• **What needs to be done**
Output the data word for word, dropping every image.

<<<<

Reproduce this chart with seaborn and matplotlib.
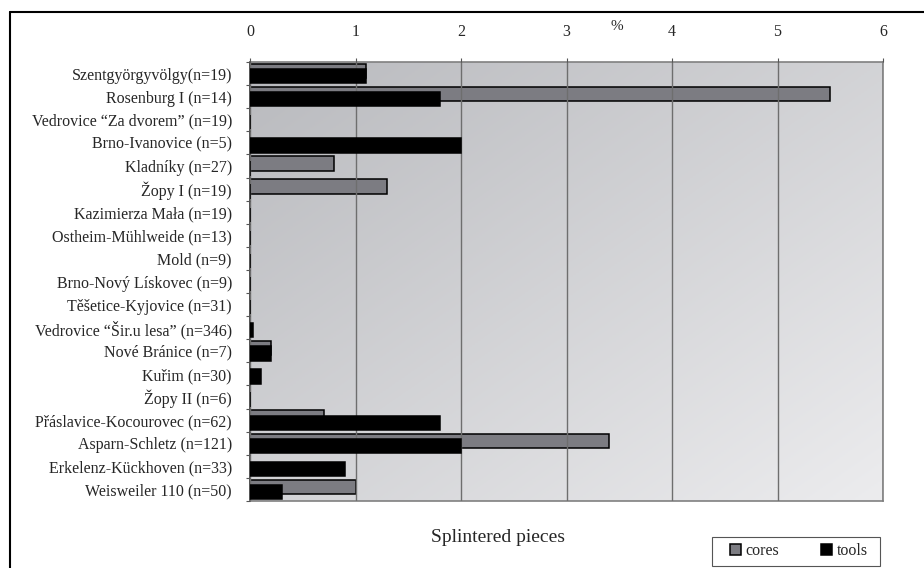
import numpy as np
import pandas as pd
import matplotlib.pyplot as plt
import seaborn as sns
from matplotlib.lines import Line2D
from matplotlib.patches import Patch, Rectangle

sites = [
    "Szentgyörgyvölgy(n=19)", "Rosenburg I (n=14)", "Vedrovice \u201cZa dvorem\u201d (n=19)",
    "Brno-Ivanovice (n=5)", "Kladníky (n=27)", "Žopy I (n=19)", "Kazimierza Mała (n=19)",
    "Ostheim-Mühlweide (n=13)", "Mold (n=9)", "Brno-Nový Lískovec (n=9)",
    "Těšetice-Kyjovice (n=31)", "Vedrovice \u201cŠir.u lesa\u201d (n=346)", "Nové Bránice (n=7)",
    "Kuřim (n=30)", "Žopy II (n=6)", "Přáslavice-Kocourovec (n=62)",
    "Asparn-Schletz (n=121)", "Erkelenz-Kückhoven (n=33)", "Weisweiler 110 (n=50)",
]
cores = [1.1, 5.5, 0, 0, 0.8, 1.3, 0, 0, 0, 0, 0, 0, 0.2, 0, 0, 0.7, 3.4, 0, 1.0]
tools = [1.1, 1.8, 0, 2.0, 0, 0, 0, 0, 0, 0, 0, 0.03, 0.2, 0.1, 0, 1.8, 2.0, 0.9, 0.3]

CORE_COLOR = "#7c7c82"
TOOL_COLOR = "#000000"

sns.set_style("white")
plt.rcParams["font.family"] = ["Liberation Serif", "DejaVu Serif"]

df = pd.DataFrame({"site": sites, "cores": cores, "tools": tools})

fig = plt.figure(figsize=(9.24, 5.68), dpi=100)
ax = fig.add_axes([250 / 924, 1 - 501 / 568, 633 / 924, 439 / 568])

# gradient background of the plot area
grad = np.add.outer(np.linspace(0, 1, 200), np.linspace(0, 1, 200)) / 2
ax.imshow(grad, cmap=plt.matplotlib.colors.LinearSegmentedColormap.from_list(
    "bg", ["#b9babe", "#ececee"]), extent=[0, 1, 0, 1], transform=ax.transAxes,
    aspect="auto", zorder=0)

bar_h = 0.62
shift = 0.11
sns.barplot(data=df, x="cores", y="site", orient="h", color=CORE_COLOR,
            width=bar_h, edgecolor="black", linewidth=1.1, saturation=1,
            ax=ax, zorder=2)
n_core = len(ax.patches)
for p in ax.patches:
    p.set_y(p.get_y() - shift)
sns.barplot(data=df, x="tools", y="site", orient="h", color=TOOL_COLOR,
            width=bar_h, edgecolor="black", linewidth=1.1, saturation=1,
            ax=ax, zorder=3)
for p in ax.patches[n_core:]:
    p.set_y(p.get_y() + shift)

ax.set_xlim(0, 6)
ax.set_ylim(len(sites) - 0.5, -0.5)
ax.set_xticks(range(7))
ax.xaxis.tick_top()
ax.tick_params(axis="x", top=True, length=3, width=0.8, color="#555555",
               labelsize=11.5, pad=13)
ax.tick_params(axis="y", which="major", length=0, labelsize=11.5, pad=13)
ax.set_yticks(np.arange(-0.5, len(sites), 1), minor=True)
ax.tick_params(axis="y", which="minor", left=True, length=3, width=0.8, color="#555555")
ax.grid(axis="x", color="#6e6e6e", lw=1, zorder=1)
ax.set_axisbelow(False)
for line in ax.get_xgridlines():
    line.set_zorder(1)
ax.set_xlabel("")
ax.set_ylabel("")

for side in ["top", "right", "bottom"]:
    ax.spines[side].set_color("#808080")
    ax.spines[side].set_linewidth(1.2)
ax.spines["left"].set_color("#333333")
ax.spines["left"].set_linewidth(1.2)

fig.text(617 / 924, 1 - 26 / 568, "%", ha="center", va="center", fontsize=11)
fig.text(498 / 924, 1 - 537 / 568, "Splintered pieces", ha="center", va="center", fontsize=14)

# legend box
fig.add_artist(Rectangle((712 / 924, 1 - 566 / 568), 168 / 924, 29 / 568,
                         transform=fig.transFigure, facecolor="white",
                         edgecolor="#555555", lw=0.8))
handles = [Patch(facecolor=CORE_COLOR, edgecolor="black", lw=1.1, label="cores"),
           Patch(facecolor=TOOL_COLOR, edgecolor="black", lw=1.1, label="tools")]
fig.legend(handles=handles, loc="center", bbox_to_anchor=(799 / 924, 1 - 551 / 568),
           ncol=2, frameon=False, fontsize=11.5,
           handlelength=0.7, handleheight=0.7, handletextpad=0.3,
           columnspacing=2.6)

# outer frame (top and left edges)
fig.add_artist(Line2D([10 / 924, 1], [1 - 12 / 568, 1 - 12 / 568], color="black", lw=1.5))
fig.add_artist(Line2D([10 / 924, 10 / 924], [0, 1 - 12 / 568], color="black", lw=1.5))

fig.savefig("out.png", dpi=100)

>>>>

• **Task response**
Reproduce this chart with seaborn and matplotlib.
import numpy as np
import pandas as pd
import matplotlib.pyplot as plt
import seaborn as sns
from matplotlib.lines import Line2D
from matplotlib.patches import Patch, Rectangle

sites = [
    "Szentgyörgyvölgy(n=19)", "Rosenburg I (n=14)", "Vedrovice \u201cZa dvorem\u201d (n=19)",
    "Brno-Ivanovice (n=5)", "Kladníky (n=27)", "Žopy I (n=19)", "Kazimierza Mała (n=19)",
    "Ostheim-Mühlweide (n=13)", "Mold (n=9)", "Brno-Nový Lískovec (n=9)",
    "Těšetice-Kyjovice (n=31)", "Vedrovice \u201cŠir.u lesa\u201d (n=346)", "Nové Bránice (n=7)",
    "Kuřim (n=30)", "Žopy II (n=6)", "Přáslavice-Kocourovec (n=62)",
    "Asparn-Schletz (n=121)", "Erkelenz-Kückhoven (n=33)", "Weisweiler 110 (n=50)",
]
cores = [1.1, 5.5, 0, 0, 0.8, 1.3, 0, 0, 0, 0, 0, 0, 0.2, 0, 0, 0.7, 3.4, 0, 1.0]
tools = [1.1, 1.8, 0, 2.0, 0, 0, 0, 0, 0, 0, 0, 0.03, 0.2, 0.1, 0, 1.8, 2.0, 0.9, 0.3]

CORE_COLOR = "#7c7c82"
TOOL_COLOR = "#000000"

sns.set_style("white")
plt.rcParams["font.family"] = ["Liberation Serif", "DejaVu Serif"]

df = pd.DataFrame({"site": sites, "cores": cores, "tools": tools})

fig = plt.figure(figsize=(9.24, 5.68), dpi=100)
ax = fig.add_axes([250 / 924, 1 - 501 / 568, 633 / 924, 439 / 568])

# gradient background of the plot area
grad = np.add.outer(np.linspace(0, 1, 200), np.linspace(0, 1, 200)) / 2
ax.imshow(grad, cmap=plt.matplotlib.colors.LinearSegmentedColormap.from_list(
    "bg", ["#b9babe", "#ececee"]), extent=[0, 1, 0, 1], transform=ax.transAxes,
    aspect="auto", zorder=0)

bar_h = 0.62
shift = 0.11
sns.barplot(data=df, x="cores", y="site", orient="h", color=CORE_COLOR,
            width=bar_h, edgecolor="black", linewidth=1.1, saturation=1,
            ax=ax, zorder=2)
n_core = len(ax.patches)
for p in ax.patches:
    p.set_y(p.get_y() - shift)
sns.barplot(data=df, x="tools", y="site", orient="h", color=TOOL_COLOR,
            width=bar_h, edgecolor="black", linewidth=1.1, saturation=1,
            ax=ax, zorder=3)
for p in ax.patches[n_core:]:
    p.set_y(p.get_y() + shift)

ax.set_xlim(0, 6)
ax.set_ylim(len(sites) - 0.5, -0.5)
ax.set_xticks(range(7))
ax.xaxis.tick_top()
ax.tick_params(axis="x", top=True, length=3, width=0.8, color="#555555",
               labelsize=11.5, pad=13)
ax.tick_params(axis="y", which="major", length=0, labelsize=11.5, pad=13)
ax.set_yticks(np.arange(-0.5, len(sites), 1), minor=True)
ax.tick_params(axis="y", which="minor", left=True, length=3, width=0.8, color="#555555")
ax.grid(axis="x", color="#6e6e6e", lw=1, zorder=1)
ax.set_axisbelow(False)
for line in ax.get_xgridlines():
    line.set_zorder(1)
ax.set_xlabel("")
ax.set_ylabel("")

for side in ["top", "right", "bottom"]:
    ax.spines[side].set_color("#808080")
    ax.spines[side].set_linewidth(1.2)
ax.spines["left"].set_color("#333333")
ax.spines["left"].set_linewidth(1.2)

fig.text(617 / 924, 1 - 26 / 568, "%", ha="center", va="center", fontsize=11)
fig.text(498 / 924, 1 - 537 / 568, "Splintered pieces", ha="center", va="center", fontsize=14)

# legend box
fig.add_artist(Rectangle((712 / 924, 1 - 566 / 568), 168 / 924, 29 / 568,
                         transform=fig.transFigure, facecolor="white",
                         edgecolor="#555555", lw=0.8))
handles = [Patch(facecolor=CORE_COLOR, edgecolor="black", lw=1.1, label="cores"),
           Patch(facecolor=TOOL_COLOR, edgecolor="black", lw=1.1, label="tools")]
fig.legend(handles=handles, loc="center", bbox_to_anchor=(799 / 924, 1 - 551 / 568),
           ncol=2, frameon=False, fontsize=11.5,
           handlelength=0.7, handleheight=0.7, handletextpad=0.3,
           columnspacing=2.6)

# outer frame (top and left edges)
fig.add_artist(Line2D([10 / 924, 1], [1 - 12 / 568, 1 - 12 / 568], color="black", lw=1.5))
fig.add_artist(Line2D([10 / 924, 10 / 924], [0, 1 - 12 / 568], color="black", lw=1.5))

fig.savefig("out.png", dpi=100)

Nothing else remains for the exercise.